Die Frau der neuen Gesellschaft ist sozial und ökonomisch vollkommen unabhängig, sie ist keinem Schein von Herrschaft und Ausbeutung mehr unterworfen, sie steht dem Manne als Freie, Gleiche gegenüber und ist Herrin ihrer Geschicke. Ihre Erziehung ist der des Mannes gleich, mit Ausnahme der Abweichungen, welche die Verschiedenheit des Geschlechts und ihre geschlechtlichen Funktionen bedingen; unter naturgemäßen Lebensbedingungen lebend, kann sie ihre physischen und geistigen Kräfte und Fähigkeiten nach Bedürfnis entwickeln und betätigen; sie wählt für ihre Tätigkeit diejenigen Gebiete, die ihren Wünschen, Neigungen und Anlagen entsprechen, und ist unter den gleichen Bedingungen wie der Mann tätig. Eben noch praktische Arbeiterin in irgendeinem Gewerbe ist sie in einem anderen Teil des Tages Erzieherin, Lehrerin, Pflegerin, übt sie in einem dritten Teil irgendeine Kunst aus oder pflegt eine Wissenschaft und versieht in einem vierten Teil irgendeine verwaltende Funktion. Sie treibt Studien, leistet Arbeiten, genießt Vergnügungen und Unterhaltungen mit ihresgleichen oder mit Männern, wie es ihr beliebt und wie sich ihr die Gelegenheit dazu bietet.

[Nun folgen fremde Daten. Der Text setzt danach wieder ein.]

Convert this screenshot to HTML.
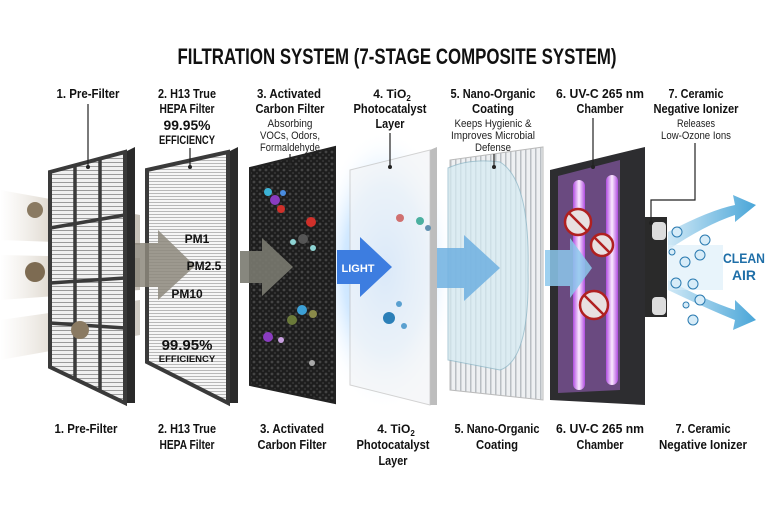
<!DOCTYPE html>
<html><head><meta charset="utf-8"><style>
html,body{margin:0;padding:0;background:#fff;}
svg{display:block;}
.t{font-family:"Liberation Sans",sans-serif;font-weight:bold;fill:#111;text-anchor:middle;}
.s{font-family:"Liberation Sans",sans-serif;fill:#222;text-anchor:middle;}
</style></head><body>
<svg width="768" height="512" viewBox="0 0 768 512" xmlns="http://www.w3.org/2000/svg">
<defs>
<pattern id="grid" width="4" height="4" patternUnits="userSpaceOnUse"><rect width="4" height="4" fill="#f0f0f0"/><rect y="2" width="4" height="1" fill="#9a9a9a"/></pattern>
<pattern id="hepa" width="3" height="3" patternUnits="userSpaceOnUse"><rect width="3" height="3" fill="#f6f6f6"/><rect y="1" width="3" height="1" fill="#b8b8b8"/></pattern>
<pattern id="carb" width="6" height="6" patternUnits="userSpaceOnUse"><rect width="6" height="6" fill="#1d1d1d"/><circle cx="2" cy="2" r="1.4" fill="#444"/><circle cx="5" cy="5" r="1.1" fill="#333"/></pattern>
<pattern id="vlines" width="5" height="5" patternUnits="userSpaceOnUse"><rect width="5" height="5" fill="#eef0f2"/><rect width="1.5" height="5" fill="#b9bec3"/></pattern>
<radialGradient id="glow" cx="0.5" cy="0.5" r="0.5"><stop offset="0" stop-color="#8fc4ff"/><stop offset="0.6" stop-color="#bfe0ff" stop-opacity="0.7"/><stop offset="1" stop-color="#fff" stop-opacity="0"/></radialGradient>
<linearGradient id="dust" x1="0" x2="1"><stop offset="0" stop-color="#c9bba8" stop-opacity="0"/><stop offset="0.4" stop-color="#a8987f" stop-opacity="0.7"/><stop offset="1" stop-color="#8a7e6c" stop-opacity="0.8"/></linearGradient>
<linearGradient id="air" x1="0" x2="1"><stop offset="0" stop-color="#cfe8f6"/><stop offset="1" stop-color="#4aa6d8"/></linearGradient>
<linearGradient id="tube" x1="0" x2="1"><stop offset="0" stop-color="#b04ce0"/><stop offset="0.5" stop-color="#fbeaff"/><stop offset="1" stop-color="#b04ce0"/></linearGradient>
</defs>

<text x="397" y="64" class="t" font-size="22" textLength="439" lengthAdjust="spacingAndGlyphs">FILTRATION SYSTEM (7-STAGE COMPOSITE SYSTEM)</text>

<!-- top labels -->
<g font-size="13">
<text x="88" y="98" class="t" textLength="63" lengthAdjust="spacingAndGlyphs">1. Pre-Filter</text>
<text x="187" y="98" class="t" textLength="58" lengthAdjust="spacingAndGlyphs">2. H13 True</text><text x="187" y="113" class="t" textLength="55" lengthAdjust="spacingAndGlyphs">HEPA Filter</text>
<text x="187" y="130" class="t" font-size="14" textLength="47" lengthAdjust="spacingAndGlyphs">99.95%</text><text x="187" y="144" class="t" font-size="11.5" textLength="56" lengthAdjust="spacingAndGlyphs">EFFICIENCY</text>
<text x="289" y="98" class="t" textLength="64" lengthAdjust="spacingAndGlyphs">3. Activated</text><text x="290" y="113" class="t" textLength="69" lengthAdjust="spacingAndGlyphs">Carbon Filter</text>
<text x="392" y="98" class="t" font-size="12">4. TiO<tspan font-size="8" dy="3">2</tspan></text><text x="390" y="113" class="t" textLength="73" lengthAdjust="spacingAndGlyphs">Photocatalyst</text><text x="390" y="128" class="t" textLength="29" lengthAdjust="spacingAndGlyphs">Layer</text>
<text x="493" y="98" class="t" textLength="85" lengthAdjust="spacingAndGlyphs">5. Nano-Organic</text><text x="493" y="113" class="t" textLength="42" lengthAdjust="spacingAndGlyphs">Coating</text>
<text x="600" y="98" class="t" textLength="88" lengthAdjust="spacingAndGlyphs">6. UV-C 265 nm</text><text x="600" y="113" class="t" textLength="47" lengthAdjust="spacingAndGlyphs">Chamber</text>
<text x="696" y="98" class="t" textLength="55" lengthAdjust="spacingAndGlyphs">7. Ceramic</text><text x="696" y="113" class="t" textLength="85" lengthAdjust="spacingAndGlyphs">Negative Ionizer</text>
</g>
<g font-size="11">
<text x="290" y="127" class="s" textLength="45" lengthAdjust="spacingAndGlyphs">Absorbing</text><text x="290" y="139" class="s" textLength="60" lengthAdjust="spacingAndGlyphs">VOCs, Odors,</text><text x="290" y="151" class="s" textLength="60" lengthAdjust="spacingAndGlyphs">Formaldehyde</text>
<text x="493" y="127" class="s" textLength="77" lengthAdjust="spacingAndGlyphs">Keeps Hygienic &amp;</text><text x="493" y="139" class="s" textLength="84" lengthAdjust="spacingAndGlyphs">Improves Microbial</text><text x="493" y="151" class="s" textLength="36" lengthAdjust="spacingAndGlyphs">Defense</text>
<text x="696" y="127" class="s" textLength="38" lengthAdjust="spacingAndGlyphs">Releases</text><text x="696" y="139" class="s" textLength="70" lengthAdjust="spacingAndGlyphs">Low-Ozone Ions</text>
</g>

<!-- blue glow -->
<ellipse cx="385" cy="270" rx="70" ry="140" fill="url(#glow)"/>
<!-- dust streams -->
<path d="M0 190 L140 215 L140 245 L0 240Z" fill="url(#dust)" opacity="0.6"/>
<path d="M0 255 L140 258 L140 290 L0 300Z" fill="url(#dust)" opacity="0.6"/>
<path d="M0 320 L140 300 L140 335 L0 360Z" fill="url(#dust)" opacity="0.5"/>

<!-- panel 1 -->
<polygon points="125,152 135,147 135,403 125,403" fill="#2a2a2a"/>
<polygon points="50,172 125,152 125,403 50,367" fill="url(#grid)" stroke="#3a3a3a" stroke-width="4"/>
<g stroke="#3a3a3a" stroke-width="3.5" fill="none">
<line x1="75" y1="165" x2="75" y2="380"/><line x1="100" y1="159" x2="100" y2="392"/>
<line x1="50" y1="228" x2="125" y2="215"/><line x1="50" y1="283" x2="125" y2="278"/><line x1="50" y1="323" x2="125" y2="328"/>
</g>
<circle cx="35" cy="210" r="8" fill="#8a7a62"/><circle cx="35" cy="272" r="10" fill="#7d6b52"/><circle cx="80" cy="330" r="9" fill="#8a7a62"/>

<!-- panel 2 -->
<polygon points="228,152 238,147 238,403 228,403" fill="#2a2a2a"/>
<polygon points="147,170 228,152 228,403 147,362" fill="url(#hepa)" stroke="#3a3a3a" stroke-width="4"/>
<polygon points="135,243 158,243 158,230 195,266 158,300 158,287 135,287" fill="#8d887c" opacity="0.85"/>
<g class="t" font-size="12"><text x="197" y="243">PM1</text><text x="204" y="270">PM2.5</text><text x="187" y="298">PM10</text></g>
<text x="187" y="350" class="t" font-size="15">99.95%</text><text x="187" y="362" class="t" font-size="9.5">EFFICIENCY</text>

<!-- panel 3 -->
<polygon points="250,168 335,147 335,403 250,385" fill="url(#carb)" stroke="#222" stroke-width="2"/>
<polygon points="240,251 262,251 262,238 293,267 262,296 262,283 240,283" fill="#7a7a70" opacity="0.9"/>
<g><circle cx="268" cy="192" r="4" fill="#3cb3d6"/><circle cx="275" cy="200" r="5" fill="#8a3cc0"/><circle cx="281" cy="209" r="4" fill="#d0302a"/><circle cx="283" cy="193" r="3" fill="#4a8de0"/>
<circle cx="311" cy="222" r="5" fill="#d0302a"/><circle cx="303" cy="239" r="5" fill="#555"/><circle cx="293" cy="242" r="3" fill="#8ed4d4"/><circle cx="313" cy="248" r="3" fill="#8ed4d4"/>
<circle cx="302" cy="310" r="5" fill="#3ca0d6"/><circle cx="292" cy="320" r="5" fill="#6b7a3a"/><circle cx="313" cy="314" r="4" fill="#8a8a4a"/>
<circle cx="268" cy="337" r="5" fill="#8a3cc0"/><circle cx="281" cy="340" r="3" fill="#c8a0e0"/><circle cx="312" cy="363" r="3" fill="#aaa"/></g>

<!-- panel 4 -->
<polygon points="430,150 437,147 437,405 430,405" fill="#bdbdbd"/>
<polygon points="350,170 430,150 430,405 350,385" fill="#f3f5f7" opacity="0.75" stroke="#c4c4c4"/>
<polygon points="337,250 360,250 360,237 392,267 360,297 360,284 337,284" fill="#3d7de0"/>
<text x="358" y="272" class="t" font-size="11" style="fill:#fff">LIGHT</text>
<circle cx="420" cy="221" r="4" fill="#4bb0a0"/><circle cx="400" cy="218" r="4" fill="#d07070"/><circle cx="428" cy="228" r="3" fill="#6090b0"/>
<circle cx="389" cy="318" r="6" fill="#2b7fb8"/><circle cx="399" cy="304" r="3" fill="#5aa0d0"/><circle cx="404" cy="326" r="3" fill="#5aa0d0"/>

<!-- panel 5 -->
<polygon points="450,160 543,147 543,400 450,390" fill="url(#vlines)" stroke="#bbb"/>
<path d="M448 168 Q470 158 500 162 Q530 180 528 270 Q530 360 500 370 L448 360 Z" fill="#d6ebf2" opacity="0.75" stroke="#8fb8c8"/>
<polygon points="437,248 464,248 464,235 500,268 464,301 464,288 437,288" fill="#6fb0e0" opacity="0.85"/>

<!-- panel 6 -->
<polygon points="550,170 645,147 645,405 550,400" fill="#2d2d30"/>
<polygon points="558,176 620,160 620,390 558,393" fill="#6a4a80"/>
<rect x="573" y="180" width="12" height="210" rx="6" fill="url(#tube)"/>
<rect x="606" y="175" width="12" height="210" rx="6" fill="url(#tube)"/>
<polygon points="545,250 570,250 570,238 592,268 570,298 570,286 545,286" fill="#8cc8ec" opacity="0.85"/>
<g fill="#e8e0e0" stroke="#b02020" stroke-width="2.5"><circle cx="578" cy="222" r="13"/><circle cx="602" cy="245" r="11"/><circle cx="594" cy="305" r="14"/></g>
<g stroke="#b02020" stroke-width="2.5"><line x1="569" y1="213" x2="587" y2="231"/><line x1="594" y1="237" x2="610" y2="253"/><line x1="584" y1="295" x2="604" y2="315"/></g>

<!-- ionizer -->
<rect x="645" y="217" width="22" height="100" fill="#2a2a2a"/>
<rect x="652" y="222" width="14" height="18" rx="4" fill="#ddd"/><rect x="652" y="297" width="14" height="18" rx="4" fill="#ddd"/>
<path d="M668 232 Q710 210 735 205 L733 195 L756 205 L735 222 L735 215 Q705 225 668 250Z" fill="url(#air)"/>
<path d="M668 290 Q710 310 735 320 L733 330 L756 320 L735 300 L735 310 Q705 300 668 280Z" fill="url(#air)"/>
<rect x="668" y="245" width="55" height="45" fill="#d8edf8" opacity="0.6"/>
<g fill="#d7ecf8" stroke="#2a7ab0" stroke-width="1"><circle cx="677" cy="232" r="5"/><circle cx="705" cy="240" r="5"/><circle cx="685" cy="262" r="5"/><circle cx="700" cy="255" r="5"/><circle cx="676" cy="283" r="5"/><circle cx="693" cy="284" r="5"/><circle cx="700" cy="300" r="5"/><circle cx="693" cy="320" r="5"/><circle cx="686" cy="305" r="3"/><circle cx="672" cy="252" r="3"/></g>
<text x="744" y="263" class="t" font-size="14" style="fill:#1f6fa8" textLength="42" lengthAdjust="spacingAndGlyphs">CLEAN</text>
<text x="744" y="280" class="t" font-size="14" style="fill:#1f6fa8" textLength="24" lengthAdjust="spacingAndGlyphs">AIR</text>

<!-- connector lines -->
<g stroke="#222" stroke-width="1.2" fill="none">
<line x1="88" y1="104" x2="88" y2="166"/><line x1="190" y1="148" x2="190" y2="166"/>
<line x1="290" y1="154" x2="290" y2="168"/><line x1="390" y1="133" x2="390" y2="166"/>
<line x1="494" y1="154" x2="494" y2="167"/><line x1="593" y1="118" x2="593" y2="166"/>
<polyline points="695,143 695,200 651,200 651,222"/>
</g>
<g fill="#222"><circle cx="88" cy="167" r="2"/><circle cx="190" cy="167" r="2"/><circle cx="290" cy="168" r="2"/><circle cx="390" cy="167" r="2"/><circle cx="494" cy="167" r="2"/><circle cx="593" cy="167" r="2"/><circle cx="651" cy="223" r="2"/></g>

<!-- bottom labels -->
<g font-size="13">
<text x="86" y="433" class="t" textLength="63" lengthAdjust="spacingAndGlyphs">1. Pre-Filter</text>
<text x="187" y="433" class="t" textLength="58" lengthAdjust="spacingAndGlyphs">2. H13 True</text><text x="187" y="449" class="t" textLength="55" lengthAdjust="spacingAndGlyphs">HEPA Filter</text>
<text x="292" y="433" class="t" textLength="64" lengthAdjust="spacingAndGlyphs">3. Activated</text><text x="292" y="449" class="t" textLength="69" lengthAdjust="spacingAndGlyphs">Carbon Filter</text>
<text x="396" y="433" class="t" font-size="12">4. TiO<tspan font-size="8" dy="3">2</tspan></text><text x="393" y="449" class="t" textLength="73" lengthAdjust="spacingAndGlyphs">Photocatalyst</text><text x="393" y="465" class="t" textLength="29" lengthAdjust="spacingAndGlyphs">Layer</text>
<text x="497" y="433" class="t" textLength="85" lengthAdjust="spacingAndGlyphs">5. Nano-Organic</text><text x="497" y="449" class="t" textLength="42" lengthAdjust="spacingAndGlyphs">Coating</text>
<text x="600" y="433" class="t" textLength="88" lengthAdjust="spacingAndGlyphs">6. UV-C 265 nm</text><text x="600" y="449" class="t" textLength="47" lengthAdjust="spacingAndGlyphs">Chamber</text>
<text x="703" y="433" class="t" textLength="55" lengthAdjust="spacingAndGlyphs">7. Ceramic</text><text x="703" y="449" class="t" textLength="88" lengthAdjust="spacingAndGlyphs">Negative Ionizer</text>
</g>
</svg>
</body></html>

In der Liebeswahl ist sie gleich dem Mann frei und ungehindert. Sie freit oder läßt sich freien und schließt den Bund aus keiner anderen Rücksicht als auf ihre Neigung. Dieser Bund ist ein Privatvertrag ohne Dazwischentreten eines Funktionärs, wie die Ehe bis ins Mittelalter ein Privatvertrag war. Der Sozialismus schafft hier nichts Neues, er stellt auf höherer Kulturstufe und unter neuen gesellschaftlichen Formen nur wieder her, was, ehe das Privateigentum die Gesellschaft beherrschte, allgemein in Geltung war.